**Data block**

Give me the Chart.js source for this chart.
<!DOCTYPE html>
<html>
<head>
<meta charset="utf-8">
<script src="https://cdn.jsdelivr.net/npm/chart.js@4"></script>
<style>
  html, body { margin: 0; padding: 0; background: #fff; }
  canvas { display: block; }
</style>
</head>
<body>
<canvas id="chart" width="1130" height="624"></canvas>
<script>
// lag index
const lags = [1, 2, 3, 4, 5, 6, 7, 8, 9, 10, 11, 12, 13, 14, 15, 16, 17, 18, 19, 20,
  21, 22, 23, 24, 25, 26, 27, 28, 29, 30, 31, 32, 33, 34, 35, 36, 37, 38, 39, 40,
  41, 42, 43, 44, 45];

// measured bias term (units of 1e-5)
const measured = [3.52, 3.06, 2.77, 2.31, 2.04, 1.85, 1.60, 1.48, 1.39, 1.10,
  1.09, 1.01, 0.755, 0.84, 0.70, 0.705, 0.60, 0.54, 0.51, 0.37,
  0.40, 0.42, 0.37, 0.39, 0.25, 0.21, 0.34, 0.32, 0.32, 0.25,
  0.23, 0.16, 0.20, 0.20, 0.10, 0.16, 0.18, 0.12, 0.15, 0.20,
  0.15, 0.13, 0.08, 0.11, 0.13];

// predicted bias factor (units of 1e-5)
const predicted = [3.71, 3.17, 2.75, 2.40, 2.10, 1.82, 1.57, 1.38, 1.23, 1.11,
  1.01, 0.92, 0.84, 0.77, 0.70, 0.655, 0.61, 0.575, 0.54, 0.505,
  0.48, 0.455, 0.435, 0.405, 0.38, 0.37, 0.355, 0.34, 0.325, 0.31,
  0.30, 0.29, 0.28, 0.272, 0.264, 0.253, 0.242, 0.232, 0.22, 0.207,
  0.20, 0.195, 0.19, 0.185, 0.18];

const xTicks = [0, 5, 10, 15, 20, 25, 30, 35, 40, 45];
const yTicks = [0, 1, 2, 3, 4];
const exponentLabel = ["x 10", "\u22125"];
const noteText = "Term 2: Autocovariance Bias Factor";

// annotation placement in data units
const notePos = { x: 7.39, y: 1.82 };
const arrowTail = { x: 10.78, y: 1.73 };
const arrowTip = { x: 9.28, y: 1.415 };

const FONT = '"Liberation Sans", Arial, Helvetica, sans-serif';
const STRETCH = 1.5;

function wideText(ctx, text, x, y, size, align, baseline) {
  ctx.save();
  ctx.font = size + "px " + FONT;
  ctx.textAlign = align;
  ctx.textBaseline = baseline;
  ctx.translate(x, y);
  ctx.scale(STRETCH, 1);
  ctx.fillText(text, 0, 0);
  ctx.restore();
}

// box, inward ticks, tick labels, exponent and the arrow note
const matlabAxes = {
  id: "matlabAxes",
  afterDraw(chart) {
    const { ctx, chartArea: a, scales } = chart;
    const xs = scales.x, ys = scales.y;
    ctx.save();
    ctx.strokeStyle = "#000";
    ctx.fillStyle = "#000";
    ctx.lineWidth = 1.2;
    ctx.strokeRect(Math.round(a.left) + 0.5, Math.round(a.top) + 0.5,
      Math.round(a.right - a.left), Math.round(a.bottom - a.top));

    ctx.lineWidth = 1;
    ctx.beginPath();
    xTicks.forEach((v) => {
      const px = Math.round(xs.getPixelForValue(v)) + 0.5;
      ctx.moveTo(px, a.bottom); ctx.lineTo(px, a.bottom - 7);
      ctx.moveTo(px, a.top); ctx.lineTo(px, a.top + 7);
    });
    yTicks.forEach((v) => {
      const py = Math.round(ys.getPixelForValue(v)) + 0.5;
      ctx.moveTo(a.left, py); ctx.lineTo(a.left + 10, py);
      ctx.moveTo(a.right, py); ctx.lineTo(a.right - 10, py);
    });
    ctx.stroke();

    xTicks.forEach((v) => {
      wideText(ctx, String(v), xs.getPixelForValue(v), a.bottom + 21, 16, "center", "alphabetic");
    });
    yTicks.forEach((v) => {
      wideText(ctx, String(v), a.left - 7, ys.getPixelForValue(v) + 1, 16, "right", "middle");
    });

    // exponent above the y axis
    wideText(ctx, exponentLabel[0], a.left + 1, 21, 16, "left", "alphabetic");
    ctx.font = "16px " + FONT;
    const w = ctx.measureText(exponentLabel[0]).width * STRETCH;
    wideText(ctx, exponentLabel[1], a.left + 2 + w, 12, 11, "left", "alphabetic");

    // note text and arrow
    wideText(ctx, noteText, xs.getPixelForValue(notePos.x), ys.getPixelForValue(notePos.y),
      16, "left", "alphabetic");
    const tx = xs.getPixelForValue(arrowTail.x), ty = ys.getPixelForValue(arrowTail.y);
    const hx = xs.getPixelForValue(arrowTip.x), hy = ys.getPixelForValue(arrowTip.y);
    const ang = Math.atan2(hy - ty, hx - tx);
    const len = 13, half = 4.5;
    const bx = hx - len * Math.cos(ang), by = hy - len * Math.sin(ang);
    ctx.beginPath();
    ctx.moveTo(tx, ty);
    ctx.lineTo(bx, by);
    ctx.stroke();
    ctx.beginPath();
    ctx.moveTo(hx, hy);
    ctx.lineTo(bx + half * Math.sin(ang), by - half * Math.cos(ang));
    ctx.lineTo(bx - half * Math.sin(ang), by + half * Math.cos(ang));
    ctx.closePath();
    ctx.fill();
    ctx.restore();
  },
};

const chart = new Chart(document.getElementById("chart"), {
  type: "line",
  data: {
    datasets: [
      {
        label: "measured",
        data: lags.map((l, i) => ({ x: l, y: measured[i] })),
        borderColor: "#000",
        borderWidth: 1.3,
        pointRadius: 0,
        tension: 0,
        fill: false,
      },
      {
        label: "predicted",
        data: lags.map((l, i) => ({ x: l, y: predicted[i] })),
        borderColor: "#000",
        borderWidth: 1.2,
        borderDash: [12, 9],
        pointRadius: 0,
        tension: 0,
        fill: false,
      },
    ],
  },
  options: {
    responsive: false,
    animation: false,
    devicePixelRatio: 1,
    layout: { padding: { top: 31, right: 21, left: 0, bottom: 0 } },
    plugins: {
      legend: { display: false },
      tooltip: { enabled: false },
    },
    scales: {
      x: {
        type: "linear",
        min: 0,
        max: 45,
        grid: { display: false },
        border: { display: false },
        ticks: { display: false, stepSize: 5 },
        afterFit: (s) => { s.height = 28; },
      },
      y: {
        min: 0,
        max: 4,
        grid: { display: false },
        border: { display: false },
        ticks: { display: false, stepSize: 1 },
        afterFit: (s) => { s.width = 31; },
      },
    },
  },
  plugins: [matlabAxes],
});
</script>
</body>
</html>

**Exercise**
From the first line of the data through the line with "41, 42, 43, 44, 45];", quote each line exactly and add nothing else.

**Problem solution**
Give me the Chart.js source for this chart.
<!DOCTYPE html>
<html>
<head>
<meta charset="utf-8">
<script src="https://cdn.jsdelivr.net/npm/chart.js@4"></script>
<style>
  html, body { margin: 0; padding: 0; background: #fff; }
  canvas { display: block; }
</style>
</head>
<body>
<canvas id="chart" width="1130" height="624"></canvas>
<script>
// lag index
const lags = [1, 2, 3, 4, 5, 6, 7, 8, 9, 10, 11, 12, 13, 14, 15, 16, 17, 18, 19, 20,
  21, 22, 23, 24, 25, 26, 27, 28, 29, 30, 31, 32, 33, 34, 35, 36, 37, 38, 39, 40,
  41, 42, 43, 44, 45];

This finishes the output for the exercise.